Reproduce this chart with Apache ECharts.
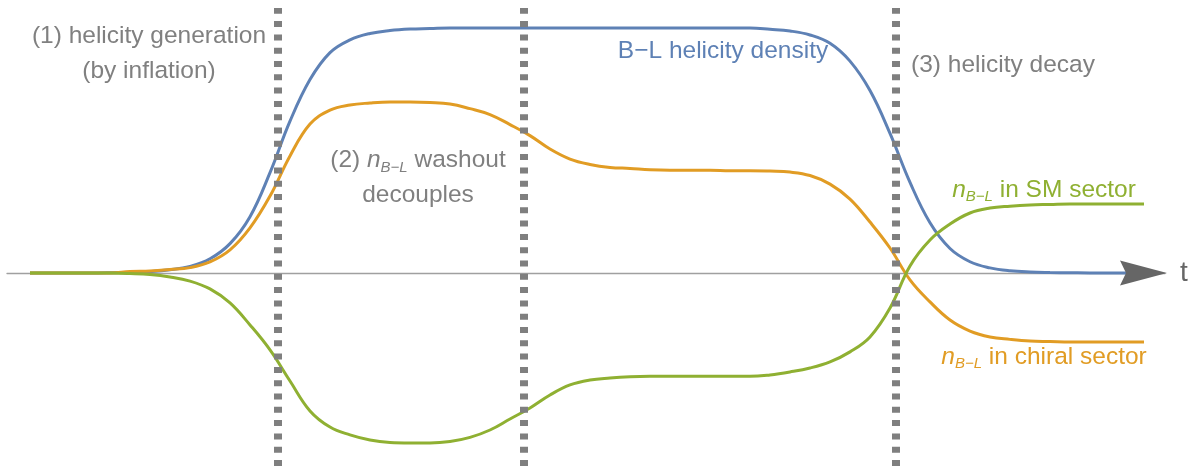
<!DOCTYPE html>
<html><head><meta charset="utf-8">
<script src="https://cdn.jsdelivr.net/npm/echarts@6/dist/echarts.min.js"></script>
<style>html,body{margin:0;padding:0;background:#fff}#c{width:1195px;height:466px}</style>
</head><body><div id="c"></div>
<script>
// time samples (arbitrary units) shared by the three curves
// (normalised so that the B−L helicity plateau is 1)
const timeT = [2.3, 4.3, 6.3, 8.3, 10.3, 12.3, 14.3, 16.3, 18.3, 20.3,
  22.3, 24.3, 26.3, 28.3, 30.3, 32.3, 34.3, 36.3, 38.3, 40.3,
  42.3, 44.3, 46.3, 48.3, 50.3, 52.3, 54.3, 56.3, 58.3, 60.3,
  62.3, 64.3, 66.3, 68.3, 70.3, 72.3, 74.3, 76.3, 78.3, 80.3,
  82.3, 84.3, 86.3, 88.3, 90.3, 92.3, 94.3, 96.3, 98.3, 100.3,
  102.3, 104.3, 106.3, 108.3, 110.3, 112.3, 113.7];

const helicityV = [0, 0, 0, 0, 0.001, 0.003, 0.006, 0.013, 0.027, 0.058,
  0.12, 0.23, 0.41, 0.62, 0.79, 0.90, 0.952, 0.978, 0.99, 0.996,
  0.998, 1.0, 1.0, 1.0, 1.0, 1.0, 1.0, 1.0, 1.0, 1.0,
  1.0, 1.0, 1.0, 1.0, 1.0, 1.0, 1.0, 0.995, 0.988, 0.972,
  0.938, 0.865, 0.745, 0.57, 0.37, 0.205, 0.10, 0.046, 0.021, 0.009,
  0.004, 0.002, 0.001, 0, 0, 0, 0];

const chiralV = [0, 0, 0, 0, 0, 0.006, 0.008, 0.014, 0.022, 0.045,
  0.094, 0.184, 0.314, 0.478, 0.608, 0.665, 0.686, 0.694, 0.698, 0.698,
  0.696, 0.690, 0.671, 0.647, 0.606, 0.561, 0.506, 0.465, 0.443, 0.431,
  0.427, 0.422, 0.420, 0.420, 0.420, 0.418, 0.418, 0.416, 0.412, 0.398,
  0.363, 0.302, 0.208, 0.102, -0.028, -0.118, -0.192, -0.237, -0.261, -0.271,
  -0.278, -0.280, -0.282, -0.282, -0.282, -0.282, -0.282];

const smV = [0, 0, 0, 0, 0, -0.002, -0.006, -0.016, -0.033, -0.065,
  -0.122, -0.212, -0.314, -0.441, -0.563, -0.629, -0.661, -0.682, -0.692, -0.694,
  -0.694, -0.688, -0.671, -0.641, -0.596, -0.551, -0.498, -0.457, -0.437, -0.429,
  -0.424, -0.422, -0.422, -0.422, -0.422, -0.422, -0.422, -0.416, -0.404, -0.388,
  -0.363, -0.322, -0.261, -0.143, 0.029, 0.135, 0.200, 0.245, 0.265, 0.273,
  0.278, 0.280, 0.282, 0.282, 0.282, 0.282, 0.282];

const guideT = [27.1, 51.7, 88.9];   // stage boundaries (1), (2), (3)
const arrowAt = [113.65, 0];

const zip = (a, b) => a.map((x, i) => [x, b[i]]);
const FONT = '"Liberation Sans", Arial, sans-serif';
const GRAY = '#808080';
const BLUE = '#5E81B5', ORANGE = '#E19C24', GREEN = '#8FB032';
const FS = 24.5;
const richSub = {
  i: { fontStyle: 'italic', fontSize: FS, fontFamily: FONT },
  s: { fontStyle: 'italic', fontSize: 15, fontFamily: FONT, padding: [14, 0, 0, 0] }
};
function txt(x, y, text, color) {
  return {
    type: 'text', x: x, y: y, silent: true, z: 100,
    style: {
      text: text, fill: color, fontSize: FS, fontFamily: FONT,
      textAlign: 'center', textVerticalAlign: 'middle', lineHeight: 35, rich: richSub
    }
  };
}

const chart = echarts.init(document.getElementById('c'));
chart.setOption({
  animation: false,
  grid: { left: 7, right: 30, top: 8, bottom: 0 },
  xAxis: {
    type: 'value', min: 0, max: 115.8,
    axisLine: { show: true, onZero: true, lineStyle: { color: '#a0a0a0', width: 1.3 } },
    axisTick: { show: false }, axisLabel: { show: false }, splitLine: { show: false }
  },
  yAxis: {
    type: 'value', min: -0.788, max: 1.082, show: false,
    axisLine: { show: false }, splitLine: { show: false }
  },
  series: [
    {
      name: 'guides', type: 'line', data: [], z: 1, silent: true,
      markLine: {
        silent: true, symbol: ['none', 'none'], label: { show: false },
        lineStyle: { color: '#7f7f7f', width: 8, type: [6, 7.3], opacity: 1 },
        emphasis: { disabled: true },
        data: guideT.map(v => ({ xAxis: v }))
      }
    },
    { name: 'B−L helicity density', type: 'line', data: zip(timeT, helicityV), smooth: 0.4, showSymbol: false, z: 3,
      lineStyle: { color: BLUE, width: 3 } },
    { name: 'nB−L in chiral sector', type: 'line', data: zip(timeT, chiralV), smooth: 0.4, showSymbol: false, z: 3,
      lineStyle: { color: ORANGE, width: 3 } },
    { name: 'nB−L in SM sector', type: 'line', data: zip(timeT, smV), smooth: 0.4, showSymbol: false, z: 3,
      lineStyle: { color: GREEN, width: 3 } },
    { name: 'arrow', type: 'scatter', data: [arrowAt], z: 5, silent: true,
      symbol: 'path://M0,0 L47,12.5 L0,25 L6,12.5 Z', symbolSize: [47, 25],
      itemStyle: { color: '#666666', opacity: 1 } }
  ],
  graphic: [
    txt(149, 54, '(1) helicity generation\n(by inflation)', GRAY),
    txt(418, 178, '(2) {i|n}{s|B−L} washout\ndecouples', GRAY),
    txt(723, 51, 'B−L helicity density', BLUE),
    txt(1003, 65, '(3) helicity decay', GRAY),
    txt(1044, 190, '{i|n}{s|B−L} in SM sector', GREEN),
    txt(1044, 357, '{i|n}{s|B−L} in chiral sector', ORANGE),
    { type: 'text', x: 1184, y: 273, silent: true, z: 100,
      style: { text: 't', fill: '#666666', fontSize: 28, fontFamily: FONT, textAlign: 'center', textVerticalAlign: 'middle' } }
  ]
});
</script></body></html>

****************

## EXERCISE AIM
Set the data above down again exactly as given, with no pictures.

## THE RESULT
Reproduce this chart with Apache ECharts.
<!DOCTYPE html>
<html><head><meta charset="utf-8">
<script src="https://cdn.jsdelivr.net/npm/echarts@6/dist/echarts.min.js"></script>
<style>html,body{margin:0;padding:0;background:#fff}#c{width:1195px;height:466px}</style>
</head><body><div id="c"></div>
<script>
// time samples (arbitrary units) shared by the three curves
// (normalised so that the B−L helicity plateau is 1)
const timeT = [2.3, 4.3, 6.3, 8.3, 10.3, 12.3, 14.3, 16.3, 18.3, 20.3,
  22.3, 24.3, 26.3, 28.3, 30.3, 32.3, 34.3, 36.3, 38.3, 40.3,
  42.3, 44.3, 46.3, 48.3, 50.3, 52.3, 54.3, 56.3, 58.3, 60.3,
  62.3, 64.3, 66.3, 68.3, 70.3, 72.3, 74.3, 76.3, 78.3, 80.3,
  82.3, 84.3, 86.3, 88.3, 90.3, 92.3, 94.3, 96.3, 98.3, 100.3,
  102.3, 104.3, 106.3, 108.3, 110.3, 112.3, 113.7];

const helicityV = [0, 0, 0, 0, 0.001, 0.003, 0.006, 0.013, 0.027, 0.058,
  0.12, 0.23, 0.41, 0.62, 0.79, 0.90, 0.952, 0.978, 0.99, 0.996,
  0.998, 1.0, 1.0, 1.0, 1.0, 1.0, 1.0, 1.0, 1.0, 1.0,
  1.0, 1.0, 1.0, 1.0, 1.0, 1.0, 1.0, 0.995, 0.988, 0.972,
  0.938, 0.865, 0.745, 0.57, 0.37, 0.205, 0.10, 0.046, 0.021, 0.009,
  0.004, 0.002, 0.001, 0, 0, 0, 0];

const chiralV = [0, 0, 0, 0, 0, 0.006, 0.008, 0.014, 0.022, 0.045,
  0.094, 0.184, 0.314, 0.478, 0.608, 0.665, 0.686, 0.694, 0.698, 0.698,
  0.696, 0.690, 0.671, 0.647, 0.606, 0.561, 0.506, 0.465, 0.443, 0.431,
  0.427, 0.422, 0.420, 0.420, 0.420, 0.418, 0.418, 0.416, 0.412, 0.398,
  0.363, 0.302, 0.208, 0.102, -0.028, -0.118, -0.192, -0.237, -0.261, -0.271,
  -0.278, -0.280, -0.282, -0.282, -0.282, -0.282, -0.282];

const smV = [0, 0, 0, 0, 0, -0.002, -0.006, -0.016, -0.033, -0.065,
  -0.122, -0.212, -0.314, -0.441, -0.563, -0.629, -0.661, -0.682, -0.692, -0.694,
  -0.694, -0.688, -0.671, -0.641, -0.596, -0.551, -0.498, -0.457, -0.437, -0.429,
  -0.424, -0.422, -0.422, -0.422, -0.422, -0.422, -0.422, -0.416, -0.404, -0.388,
  -0.363, -0.322, -0.261, -0.143, 0.029, 0.135, 0.200, 0.245, 0.265, 0.273,
  0.278, 0.280, 0.282, 0.282, 0.282, 0.282, 0.282];

const guideT = [27.1, 51.7, 88.9];   // stage boundaries (1), (2), (3)
const arrowAt = [113.65, 0];

const zip = (a, b) => a.map((x, i) => [x, b[i]]);
const FONT = '"Liberation Sans", Arial, sans-serif';
const GRAY = '#808080';
const BLUE = '#5E81B5', ORANGE = '#E19C24', GREEN = '#8FB032';
const FS = 24.5;
const richSub = {
  i: { fontStyle: 'italic', fontSize: FS, fontFamily: FONT },
  s: { fontStyle: 'italic', fontSize: 15, fontFamily: FONT, padding: [14, 0, 0, 0] }
};
function txt(x, y, text, color) {
  return {
    type: 'text', x: x, y: y, silent: true, z: 100,
    style: {
      text: text, fill: color, fontSize: FS, fontFamily: FONT,
      textAlign: 'center', textVerticalAlign: 'middle', lineHeight: 35, rich: richSub
    }
  };
}

const chart = echarts.init(document.getElementById('c'));
chart.setOption({
  animation: false,
  grid: { left: 7, right: 30, top: 8, bottom: 0 },
  xAxis: {
    type: 'value', min: 0, max: 115.8,
    axisLine: { show: true, onZero: true, lineStyle: { color: '#a0a0a0', width: 1.3 } },
    axisTick: { show: false }, axisLabel: { show: false }, splitLine: { show: false }
  },
  yAxis: {
    type: 'value', min: -0.788, max: 1.082, show: false,
    axisLine: { show: false }, splitLine: { show: false }
  },
  series: [
    {
      name: 'guides', type: 'line', data: [], z: 1, silent: true,
      markLine: {
        silent: true, symbol: ['none', 'none'], label: { show: false },
        lineStyle: { color: '#7f7f7f', width: 8, type: [6, 7.3], opacity: 1 },
        emphasis: { disabled: true },
        data: guideT.map(v => ({ xAxis: v }))
      }
    },
    { name: 'B−L helicity density', type: 'line', data: zip(timeT, helicityV), smooth: 0.4, showSymbol: false, z: 3,
      lineStyle: { color: BLUE, width: 3 } },
    { name: 'nB−L in chiral sector', type: 'line', data: zip(timeT, chiralV), smooth: 0.4, showSymbol: false, z: 3,
      lineStyle: { color: ORANGE, width: 3 } },
    { name: 'nB−L in SM sector', type: 'line', data: zip(timeT, smV), smooth: 0.4, showSymbol: false, z: 3,
      lineStyle: { color: GREEN, width: 3 } },
    { name: 'arrow', type: 'scatter', data: [arrowAt], z: 5, silent: true,
      symbol: 'path://M0,0 L47,12.5 L0,25 L6,12.5 Z', symbolSize: [47, 25],
      itemStyle: { color: '#666666', opacity: 1 } }
  ],
  graphic: [
    txt(149, 54, '(1) helicity generation\n(by inflation)', GRAY),
    txt(418, 178, '(2) {i|n}{s|B−L} washout\ndecouples', GRAY),
    txt(723, 51, 'B−L helicity density', BLUE),
    txt(1003, 65, '(3) helicity decay', GRAY),
    txt(1044, 190, '{i|n}{s|B−L} in SM sector', GREEN),
    txt(1044, 357, '{i|n}{s|B−L} in chiral sector', ORANGE),
    { type: 'text', x: 1184, y: 273, silent: true, z: 100,
      style: { text: 't', fill: '#666666', fontSize: 28, fontFamily: FONT, textAlign: 'center', textVerticalAlign: 'middle' } }
  ]
});
</script></body></html>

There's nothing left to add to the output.